I'm chiming in here as well, I noticed my iPhone 12 pro max is also warmer, but I'm comparing it to an iPad Air 2, which is several generations old. Since I traded in my 7 plus to get money off the new 12 pro max, I no longer have that to compare with. However, I do have experience and training in television, so I am used to cinema calibrations being much warmer, and in turn colors do look more natural under the warmer tint. The piece of information I lack is this being my first OLED display vs LCD. NOW, I did used to have a Plasma TV, which would be closer to OLED technology vs LCD because both generate their own light vs a backlight. I think what I might do is download an image of the white boot screen to the phone with the black apple since the new phones no longer have it, and look at the tint that way.
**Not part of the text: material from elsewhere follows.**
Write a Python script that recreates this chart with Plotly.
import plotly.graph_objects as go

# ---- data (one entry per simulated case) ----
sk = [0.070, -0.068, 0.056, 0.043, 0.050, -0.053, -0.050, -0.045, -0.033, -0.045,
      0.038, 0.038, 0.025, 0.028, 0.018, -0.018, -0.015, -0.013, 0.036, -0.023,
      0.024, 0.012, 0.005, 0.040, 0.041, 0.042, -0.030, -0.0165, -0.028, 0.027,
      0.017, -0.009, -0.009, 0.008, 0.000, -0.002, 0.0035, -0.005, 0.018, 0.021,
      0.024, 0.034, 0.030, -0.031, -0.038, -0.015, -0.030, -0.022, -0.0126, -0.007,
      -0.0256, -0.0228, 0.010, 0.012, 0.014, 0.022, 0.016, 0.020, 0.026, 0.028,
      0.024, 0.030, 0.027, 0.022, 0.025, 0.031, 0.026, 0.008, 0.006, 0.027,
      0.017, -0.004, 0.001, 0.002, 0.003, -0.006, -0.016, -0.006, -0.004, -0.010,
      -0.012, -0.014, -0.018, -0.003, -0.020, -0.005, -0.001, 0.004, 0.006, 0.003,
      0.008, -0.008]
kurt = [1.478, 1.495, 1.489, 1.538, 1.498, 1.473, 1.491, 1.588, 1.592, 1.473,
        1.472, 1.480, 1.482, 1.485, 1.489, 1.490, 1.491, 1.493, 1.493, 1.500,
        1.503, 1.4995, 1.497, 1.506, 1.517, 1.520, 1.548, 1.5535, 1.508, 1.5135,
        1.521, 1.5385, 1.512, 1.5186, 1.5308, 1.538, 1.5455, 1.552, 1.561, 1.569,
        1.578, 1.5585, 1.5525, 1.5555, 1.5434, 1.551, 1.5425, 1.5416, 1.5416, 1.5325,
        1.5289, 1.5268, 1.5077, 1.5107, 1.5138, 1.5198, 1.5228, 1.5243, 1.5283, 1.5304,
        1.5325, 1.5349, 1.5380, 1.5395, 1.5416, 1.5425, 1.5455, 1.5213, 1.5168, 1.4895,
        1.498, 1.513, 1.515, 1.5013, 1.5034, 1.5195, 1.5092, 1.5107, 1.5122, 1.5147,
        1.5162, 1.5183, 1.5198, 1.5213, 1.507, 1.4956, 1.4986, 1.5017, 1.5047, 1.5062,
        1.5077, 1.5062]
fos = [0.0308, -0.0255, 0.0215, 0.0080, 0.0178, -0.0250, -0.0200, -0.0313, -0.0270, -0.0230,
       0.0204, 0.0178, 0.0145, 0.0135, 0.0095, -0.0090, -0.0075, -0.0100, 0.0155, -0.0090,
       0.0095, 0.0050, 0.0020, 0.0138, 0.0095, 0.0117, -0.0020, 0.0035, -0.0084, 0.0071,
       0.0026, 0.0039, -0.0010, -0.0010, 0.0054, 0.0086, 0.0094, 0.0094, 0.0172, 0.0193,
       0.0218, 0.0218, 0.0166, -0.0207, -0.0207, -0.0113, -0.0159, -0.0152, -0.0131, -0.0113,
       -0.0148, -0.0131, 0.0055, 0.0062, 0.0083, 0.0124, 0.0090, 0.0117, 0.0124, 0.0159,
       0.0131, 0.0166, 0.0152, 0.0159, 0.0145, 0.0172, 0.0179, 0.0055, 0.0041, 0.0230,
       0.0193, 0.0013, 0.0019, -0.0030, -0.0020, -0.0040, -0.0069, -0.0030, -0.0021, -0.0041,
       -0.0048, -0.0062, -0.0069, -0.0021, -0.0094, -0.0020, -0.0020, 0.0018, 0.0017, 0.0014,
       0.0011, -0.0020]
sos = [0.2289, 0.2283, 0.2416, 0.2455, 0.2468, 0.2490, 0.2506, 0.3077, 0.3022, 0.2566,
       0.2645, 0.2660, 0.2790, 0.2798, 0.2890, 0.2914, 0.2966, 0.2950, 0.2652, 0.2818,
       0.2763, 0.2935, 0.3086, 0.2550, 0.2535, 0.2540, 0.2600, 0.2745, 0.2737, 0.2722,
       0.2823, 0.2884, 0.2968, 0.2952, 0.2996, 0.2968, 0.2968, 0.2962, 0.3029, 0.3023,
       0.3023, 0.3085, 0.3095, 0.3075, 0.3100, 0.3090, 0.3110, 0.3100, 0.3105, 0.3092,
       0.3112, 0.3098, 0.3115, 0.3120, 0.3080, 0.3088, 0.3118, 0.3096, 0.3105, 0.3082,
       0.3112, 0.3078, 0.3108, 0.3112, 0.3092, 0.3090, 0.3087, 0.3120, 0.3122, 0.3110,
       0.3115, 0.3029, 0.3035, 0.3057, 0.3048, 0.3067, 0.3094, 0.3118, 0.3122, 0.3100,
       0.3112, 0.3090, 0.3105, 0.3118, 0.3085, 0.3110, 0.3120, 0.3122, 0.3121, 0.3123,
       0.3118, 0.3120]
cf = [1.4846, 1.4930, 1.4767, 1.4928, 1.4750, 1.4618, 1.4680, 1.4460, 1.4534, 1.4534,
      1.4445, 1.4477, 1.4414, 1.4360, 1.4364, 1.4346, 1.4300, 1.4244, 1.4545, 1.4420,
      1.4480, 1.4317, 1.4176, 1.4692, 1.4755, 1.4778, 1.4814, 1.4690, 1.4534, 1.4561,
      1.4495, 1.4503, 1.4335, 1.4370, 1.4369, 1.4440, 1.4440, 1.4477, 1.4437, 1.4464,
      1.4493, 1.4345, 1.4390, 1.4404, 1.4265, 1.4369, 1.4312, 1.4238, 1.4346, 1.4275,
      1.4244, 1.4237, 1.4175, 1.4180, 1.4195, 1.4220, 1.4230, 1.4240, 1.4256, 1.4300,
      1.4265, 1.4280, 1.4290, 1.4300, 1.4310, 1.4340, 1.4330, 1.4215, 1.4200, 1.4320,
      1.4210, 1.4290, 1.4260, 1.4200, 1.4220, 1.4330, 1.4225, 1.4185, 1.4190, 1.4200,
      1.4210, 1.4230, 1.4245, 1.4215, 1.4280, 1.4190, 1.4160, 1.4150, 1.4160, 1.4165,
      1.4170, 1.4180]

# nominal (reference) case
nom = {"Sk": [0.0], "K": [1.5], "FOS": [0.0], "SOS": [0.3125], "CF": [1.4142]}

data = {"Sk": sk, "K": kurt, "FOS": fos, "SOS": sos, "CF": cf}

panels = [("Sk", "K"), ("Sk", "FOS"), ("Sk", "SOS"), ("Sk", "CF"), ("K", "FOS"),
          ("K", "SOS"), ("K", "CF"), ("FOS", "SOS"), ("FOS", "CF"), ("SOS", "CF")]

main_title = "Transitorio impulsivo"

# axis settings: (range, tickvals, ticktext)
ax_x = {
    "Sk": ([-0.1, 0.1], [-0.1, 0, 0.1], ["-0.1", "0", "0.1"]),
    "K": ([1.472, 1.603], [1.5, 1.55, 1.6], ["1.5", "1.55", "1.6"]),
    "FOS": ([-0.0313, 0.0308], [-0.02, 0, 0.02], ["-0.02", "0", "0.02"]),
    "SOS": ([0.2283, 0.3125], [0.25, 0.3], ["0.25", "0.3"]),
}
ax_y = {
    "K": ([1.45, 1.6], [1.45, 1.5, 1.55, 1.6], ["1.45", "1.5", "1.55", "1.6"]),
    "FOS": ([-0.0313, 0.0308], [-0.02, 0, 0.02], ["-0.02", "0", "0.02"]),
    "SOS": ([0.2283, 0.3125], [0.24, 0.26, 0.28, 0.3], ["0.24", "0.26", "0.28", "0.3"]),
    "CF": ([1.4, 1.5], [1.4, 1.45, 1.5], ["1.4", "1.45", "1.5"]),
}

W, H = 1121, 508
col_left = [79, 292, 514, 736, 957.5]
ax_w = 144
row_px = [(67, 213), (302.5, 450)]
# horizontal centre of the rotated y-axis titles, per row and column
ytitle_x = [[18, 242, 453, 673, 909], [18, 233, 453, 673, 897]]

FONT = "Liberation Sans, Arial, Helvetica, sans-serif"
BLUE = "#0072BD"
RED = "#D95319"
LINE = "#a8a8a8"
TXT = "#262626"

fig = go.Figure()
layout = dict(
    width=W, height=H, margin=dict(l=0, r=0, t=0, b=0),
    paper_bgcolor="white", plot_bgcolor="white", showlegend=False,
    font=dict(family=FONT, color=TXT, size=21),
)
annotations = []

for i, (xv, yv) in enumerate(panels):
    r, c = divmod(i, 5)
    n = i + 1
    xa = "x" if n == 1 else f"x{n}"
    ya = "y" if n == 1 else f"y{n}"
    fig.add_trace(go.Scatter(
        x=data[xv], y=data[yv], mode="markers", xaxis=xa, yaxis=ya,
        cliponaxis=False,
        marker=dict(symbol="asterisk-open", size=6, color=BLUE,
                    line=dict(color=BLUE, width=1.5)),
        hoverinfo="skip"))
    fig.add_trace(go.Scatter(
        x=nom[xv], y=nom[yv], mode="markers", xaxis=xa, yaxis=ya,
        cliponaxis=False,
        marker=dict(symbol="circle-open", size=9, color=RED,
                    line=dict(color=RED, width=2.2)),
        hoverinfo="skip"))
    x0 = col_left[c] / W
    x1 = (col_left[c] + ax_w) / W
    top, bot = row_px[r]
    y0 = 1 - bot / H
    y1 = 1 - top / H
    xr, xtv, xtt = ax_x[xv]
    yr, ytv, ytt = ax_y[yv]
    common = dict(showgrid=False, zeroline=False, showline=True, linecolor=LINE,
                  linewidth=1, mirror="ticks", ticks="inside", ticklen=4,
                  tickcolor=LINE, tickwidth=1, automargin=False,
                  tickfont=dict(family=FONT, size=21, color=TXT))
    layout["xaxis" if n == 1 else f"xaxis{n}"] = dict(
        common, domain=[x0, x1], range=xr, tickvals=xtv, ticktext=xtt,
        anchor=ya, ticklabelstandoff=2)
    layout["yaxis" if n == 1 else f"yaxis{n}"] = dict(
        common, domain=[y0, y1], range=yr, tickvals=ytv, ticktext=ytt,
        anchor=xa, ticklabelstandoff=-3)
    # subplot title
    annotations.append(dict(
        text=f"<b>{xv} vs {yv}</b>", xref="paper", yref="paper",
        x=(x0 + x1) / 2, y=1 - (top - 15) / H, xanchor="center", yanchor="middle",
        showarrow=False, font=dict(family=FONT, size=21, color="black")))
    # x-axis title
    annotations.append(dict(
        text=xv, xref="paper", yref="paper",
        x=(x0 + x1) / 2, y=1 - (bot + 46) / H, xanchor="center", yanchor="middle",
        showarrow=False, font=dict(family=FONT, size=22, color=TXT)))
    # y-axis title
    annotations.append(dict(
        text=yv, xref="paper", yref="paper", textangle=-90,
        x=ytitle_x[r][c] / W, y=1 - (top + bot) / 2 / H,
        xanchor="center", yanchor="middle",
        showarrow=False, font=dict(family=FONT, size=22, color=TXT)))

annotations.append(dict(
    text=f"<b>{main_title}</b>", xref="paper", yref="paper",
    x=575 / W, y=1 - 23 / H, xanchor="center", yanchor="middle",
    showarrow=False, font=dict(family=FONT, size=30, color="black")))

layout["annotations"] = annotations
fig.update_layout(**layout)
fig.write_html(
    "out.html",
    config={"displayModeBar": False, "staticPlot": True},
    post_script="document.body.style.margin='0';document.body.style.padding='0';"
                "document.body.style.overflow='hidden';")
With all things considered, the display doesn't look distorted in any way, as in wrong colors, etc, and in dark mode things look fine. It's more as I said, not having experience with OLED until now, to know what they are supposed to look like. I did turn off true tone, that really makes it yellow, to the point it's not natural. It's almost like nightshift.
By the way for those comparing blueish tint to warm, especially when talking LCD: I think part of that is because of the LED backlighting that makes an LCD have that harsher tone at times because of the color of the LEDs vs a display such as CRT, Plasma, and OLED that generate their own light per pixel.